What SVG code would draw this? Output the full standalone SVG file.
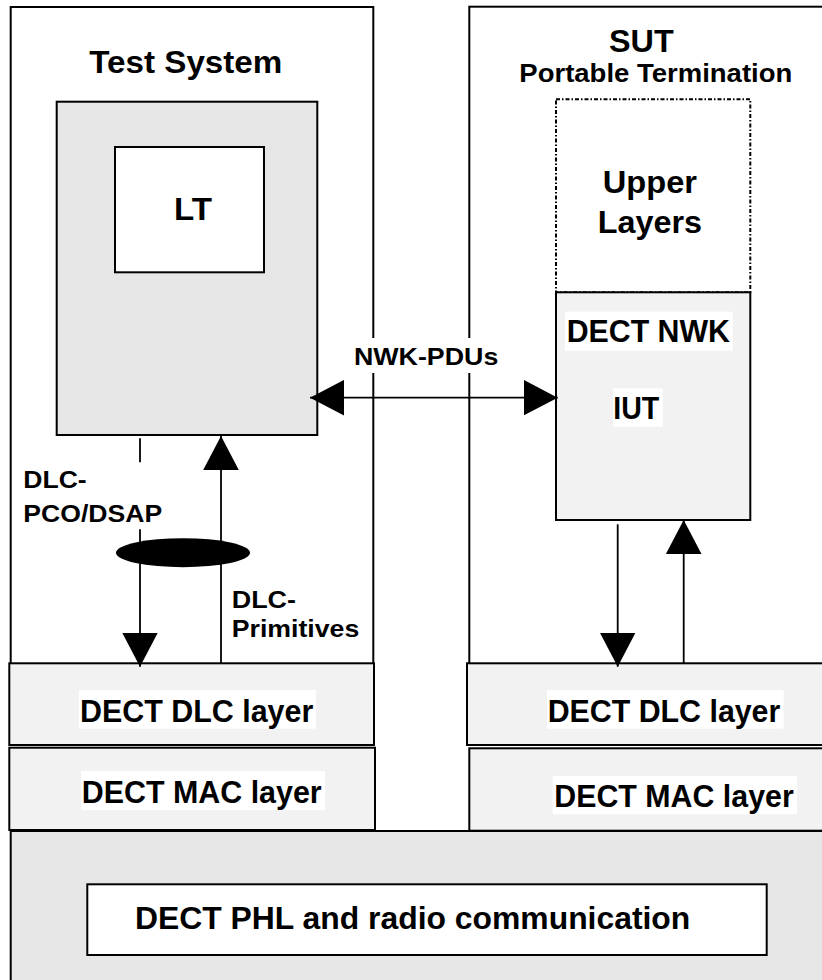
<svg xmlns="http://www.w3.org/2000/svg" width="822" height="980" viewBox="0 0 822 980">
  <style>
    .box { stroke: #000; stroke-width: 2; }
    .white { fill: #fff; }
    .gray { fill: #e6e6e6; }
    .light { fill: #f2f2f2; }
    .dash { fill: #fff; stroke: #000; stroke-width: 2; stroke-dasharray: 4 2 1.5 2; }
    .bg { fill: #fff; }
    .t { font-family: "Liberation Sans", Arial, Helvetica, sans-serif; font-weight: bold; fill: #000; }
    .big { font-size: 32px; }
    .mid { font-size: 26px; }
    .sm { font-size: 24px; }
    .ln { stroke: #000; stroke-width: 1.8; fill: none; }
  </style>
  <defs>
    <marker id="ah" markerUnits="userSpaceOnUse" markerWidth="36" markerHeight="36" refX="34" refY="17.8" orient="auto-start-reverse" viewBox="0 0 36 36">
      <path d="M0,0 L34,17.8 L0,35.6 Z" fill="#000"/>
    </marker>
  </defs>

  <g id="test-system">
    <rect class="box white" x="10.7" y="7" width="362.6" height="680"/>
    <text class="t big" x="89.3" y="73.3" textLength="193" lengthAdjust="spacingAndGlyphs">Test System</text>
  </g>
  <g id="sut">
    <rect class="box white" x="469.3" y="6.7" width="370" height="680"/>
    <text class="t big" x="609" y="51.7" textLength="64.7" lengthAdjust="spacingAndGlyphs">SUT</text>
    <text class="t mid" x="519.3" y="82.3" textLength="273" lengthAdjust="spacingAndGlyphs">Portable Termination</text>
  </g>
  <g id="lt-container">
    <rect class="box gray" x="56.7" y="101.7" width="260.6" height="333.3"/>
  </g>
  <g id="lt">
    <rect class="box white" x="115" y="147" width="149" height="125.3"/>
    <text class="t big" x="174" y="220" textLength="38" lengthAdjust="spacingAndGlyphs">LT</text>
  </g>
  <g id="upper-layers">
    <rect class="dash" x="556" y="99.3" width="194.3" height="193"/>
    <text class="t big" x="602.7" y="192.7" textLength="94.3" lengthAdjust="spacingAndGlyphs">Upper</text>
    <text class="t big" x="597.7" y="233.3" textLength="104.3" lengthAdjust="spacingAndGlyphs">Layers</text>
  </g>
  <g id="dect-nwk">
    <rect class="box light" x="556" y="292.3" width="194.3" height="227.7"/>
    <rect class="bg" x="565" y="311.7" width="167.7" height="39"/>
    <text class="t big" x="566.7" y="341.7" textLength="163.3" lengthAdjust="spacingAndGlyphs">DECT NWK</text>
    <rect class="bg" x="613" y="388.3" width="49.7" height="38.4"/>
    <text class="t big" x="613.3" y="419.3" textLength="46" lengthAdjust="spacingAndGlyphs">IUT</text>
  </g>
  <g id="dlc-left">
    <rect class="box light" x="9.3" y="663.3" width="364.7" height="81.7"/>
    <rect class="bg" x="79" y="690" width="237" height="38.7"/>
    <text class="t big" x="80" y="721.7" textLength="233.3" lengthAdjust="spacingAndGlyphs">DECT DLC layer</text>
  </g>
  <g id="mac-left">
    <rect class="box light" x="9.3" y="747.7" width="365.7" height="82.3"/>
    <rect class="bg" x="81" y="771" width="244" height="39"/>
    <text class="t big" x="81.7" y="803.3" textLength="240" lengthAdjust="spacingAndGlyphs">DECT MAC layer</text>
  </g>
  <g id="dlc-right">
    <rect class="box light" x="467" y="663.3" width="370" height="81.7"/>
    <rect class="bg" x="547" y="690" width="236.7" height="38.7"/>
    <text class="t big" x="547.7" y="721.7" textLength="232.6" lengthAdjust="spacingAndGlyphs">DECT DLC layer</text>
  </g>
  <g id="mac-right">
    <rect class="box light" x="469.3" y="748.3" width="370" height="82.4"/>
    <rect class="bg" x="552.7" y="776" width="244.3" height="38.3"/>
    <text class="t big" x="554.3" y="806.7" textLength="239.4" lengthAdjust="spacingAndGlyphs">DECT MAC layer</text>
  </g>
  <g id="phl">
    <rect class="box gray" x="10.7" y="831" width="830" height="170"/>
    <rect class="box white" x="87.3" y="884.3" width="679.4" height="70.7"/>
    <text class="t big" x="135" y="929.3" textLength="555.3" lengthAdjust="spacingAndGlyphs">DECT PHL and radio communication</text>
  </g>

  <g id="connectors">
    <line class="ln" x1="310" y1="397.7" x2="557.7" y2="397.7" marker-start="url(#ah)" marker-end="url(#ah)"/>
    <line class="ln" x1="140" y1="438.3" x2="140" y2="462.3"/>
    <line class="ln" x1="140" y1="529.3" x2="140" y2="666.7" marker-end="url(#ah)"/>
    <line class="ln" x1="221" y1="663.3" x2="221" y2="436" marker-end="url(#ah)"/>
    <ellipse cx="183" cy="552.7" rx="67" ry="14.5" fill="#000"/>
    <line class="ln" x1="617.7" y1="524.3" x2="617.7" y2="666.7" marker-end="url(#ah)"/>
    <line class="ln" x1="683.7" y1="663.3" x2="683.7" y2="520" marker-end="url(#ah)"/>
  </g>

  <g id="labels">
    <rect class="bg" x="350" y="338" width="152" height="35"/>
    <text class="t sm" x="354" y="365" textLength="144.3" lengthAdjust="spacingAndGlyphs">NWK-PDUs</text>
    <text class="t sm" x="23.3" y="487.7" textLength="63.4" lengthAdjust="spacingAndGlyphs">DLC-</text>
    <text class="t sm" x="23.3" y="521.7" textLength="139" lengthAdjust="spacingAndGlyphs">PCO/DSAP</text>
    <text class="t sm" x="231.7" y="608" textLength="64.3" lengthAdjust="spacingAndGlyphs">DLC-</text>
    <text class="t sm" x="231.7" y="637" textLength="127.6" lengthAdjust="spacingAndGlyphs">Primitives</text>
  </g>
</svg>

+ + +

Restate the listing above word for word, and skip the pictures.

What SVG code would draw this? Output the full standalone SVG file.
<svg xmlns="http://www.w3.org/2000/svg" width="822" height="980" viewBox="0 0 822 980">
  <style>
    .box { stroke: #000; stroke-width: 2; }
    .white { fill: #fff; }
    .gray { fill: #e6e6e6; }
    .light { fill: #f2f2f2; }
    .dash { fill: #fff; stroke: #000; stroke-width: 2; stroke-dasharray: 4 2 1.5 2; }
    .bg { fill: #fff; }
    .t { font-family: "Liberation Sans", Arial, Helvetica, sans-serif; font-weight: bold; fill: #000; }
    .big { font-size: 32px; }
    .mid { font-size: 26px; }
    .sm { font-size: 24px; }
    .ln { stroke: #000; stroke-width: 1.8; fill: none; }
  </style>
  <defs>
    <marker id="ah" markerUnits="userSpaceOnUse" markerWidth="36" markerHeight="36" refX="34" refY="17.8" orient="auto-start-reverse" viewBox="0 0 36 36">
      <path d="M0,0 L34,17.8 L0,35.6 Z" fill="#000"/>
    </marker>
  </defs>

  <g id="test-system">
    <rect class="box white" x="10.7" y="7" width="362.6" height="680"/>
    <text class="t big" x="89.3" y="73.3" textLength="193" lengthAdjust="spacingAndGlyphs">Test System</text>
  </g>
  <g id="sut">
    <rect class="box white" x="469.3" y="6.7" width="370" height="680"/>
    <text class="t big" x="609" y="51.7" textLength="64.7" lengthAdjust="spacingAndGlyphs">SUT</text>
    <text class="t mid" x="519.3" y="82.3" textLength="273" lengthAdjust="spacingAndGlyphs">Portable Termination</text>
  </g>
  <g id="lt-container">
    <rect class="box gray" x="56.7" y="101.7" width="260.6" height="333.3"/>
  </g>
  <g id="lt">
    <rect class="box white" x="115" y="147" width="149" height="125.3"/>
    <text class="t big" x="174" y="220" textLength="38" lengthAdjust="spacingAndGlyphs">LT</text>
  </g>
  <g id="upper-layers">
    <rect class="dash" x="556" y="99.3" width="194.3" height="193"/>
    <text class="t big" x="602.7" y="192.7" textLength="94.3" lengthAdjust="spacingAndGlyphs">Upper</text>
    <text class="t big" x="597.7" y="233.3" textLength="104.3" lengthAdjust="spacingAndGlyphs">Layers</text>
  </g>
  <g id="dect-nwk">
    <rect class="box light" x="556" y="292.3" width="194.3" height="227.7"/>
    <rect class="bg" x="565" y="311.7" width="167.7" height="39"/>
    <text class="t big" x="566.7" y="341.7" textLength="163.3" lengthAdjust="spacingAndGlyphs">DECT NWK</text>
    <rect class="bg" x="613" y="388.3" width="49.7" height="38.4"/>
    <text class="t big" x="613.3" y="419.3" textLength="46" lengthAdjust="spacingAndGlyphs">IUT</text>
  </g>
  <g id="dlc-left">
    <rect class="box light" x="9.3" y="663.3" width="364.7" height="81.7"/>
    <rect class="bg" x="79" y="690" width="237" height="38.7"/>
    <text class="t big" x="80" y="721.7" textLength="233.3" lengthAdjust="spacingAndGlyphs">DECT DLC layer</text>
  </g>
  <g id="mac-left">
    <rect class="box light" x="9.3" y="747.7" width="365.7" height="82.3"/>
    <rect class="bg" x="81" y="771" width="244" height="39"/>
    <text class="t big" x="81.7" y="803.3" textLength="240" lengthAdjust="spacingAndGlyphs">DECT MAC layer</text>
  </g>
  <g id="dlc-right">
    <rect class="box light" x="467" y="663.3" width="370" height="81.7"/>
    <rect class="bg" x="547" y="690" width="236.7" height="38.7"/>
    <text class="t big" x="547.7" y="721.7" textLength="232.6" lengthAdjust="spacingAndGlyphs">DECT DLC layer</text>
  </g>
  <g id="mac-right">
    <rect class="box light" x="469.3" y="748.3" width="370" height="82.4"/>
    <rect class="bg" x="552.7" y="776" width="244.3" height="38.3"/>
    <text class="t big" x="554.3" y="806.7" textLength="239.4" lengthAdjust="spacingAndGlyphs">DECT MAC layer</text>
  </g>
  <g id="phl">
    <rect class="box gray" x="10.7" y="831" width="830" height="170"/>
    <rect class="box white" x="87.3" y="884.3" width="679.4" height="70.7"/>
    <text class="t big" x="135" y="929.3" textLength="555.3" lengthAdjust="spacingAndGlyphs">DECT PHL and radio communication</text>
  </g>

  <g id="connectors">
    <line class="ln" x1="310" y1="397.7" x2="557.7" y2="397.7" marker-start="url(#ah)" marker-end="url(#ah)"/>
    <line class="ln" x1="140" y1="438.3" x2="140" y2="462.3"/>
    <line class="ln" x1="140" y1="529.3" x2="140" y2="666.7" marker-end="url(#ah)"/>
    <line class="ln" x1="221" y1="663.3" x2="221" y2="436" marker-end="url(#ah)"/>
    <ellipse cx="183" cy="552.7" rx="67" ry="14.5" fill="#000"/>
    <line class="ln" x1="617.7" y1="524.3" x2="617.7" y2="666.7" marker-end="url(#ah)"/>
    <line class="ln" x1="683.7" y1="663.3" x2="683.7" y2="520" marker-end="url(#ah)"/>
  </g>

  <g id="labels">
    <rect class="bg" x="350" y="338" width="152" height="35"/>
    <text class="t sm" x="354" y="365" textLength="144.3" lengthAdjust="spacingAndGlyphs">NWK-PDUs</text>
    <text class="t sm" x="23.3" y="487.7" textLength="63.4" lengthAdjust="spacingAndGlyphs">DLC-</text>
    <text class="t sm" x="23.3" y="521.7" textLength="139" lengthAdjust="spacingAndGlyphs">PCO/DSAP</text>
    <text class="t sm" x="231.7" y="608" textLength="64.3" lengthAdjust="spacingAndGlyphs">DLC-</text>
    <text class="t sm" x="231.7" y="637" textLength="127.6" lengthAdjust="spacingAndGlyphs">Primitives</text>
  </g>
</svg>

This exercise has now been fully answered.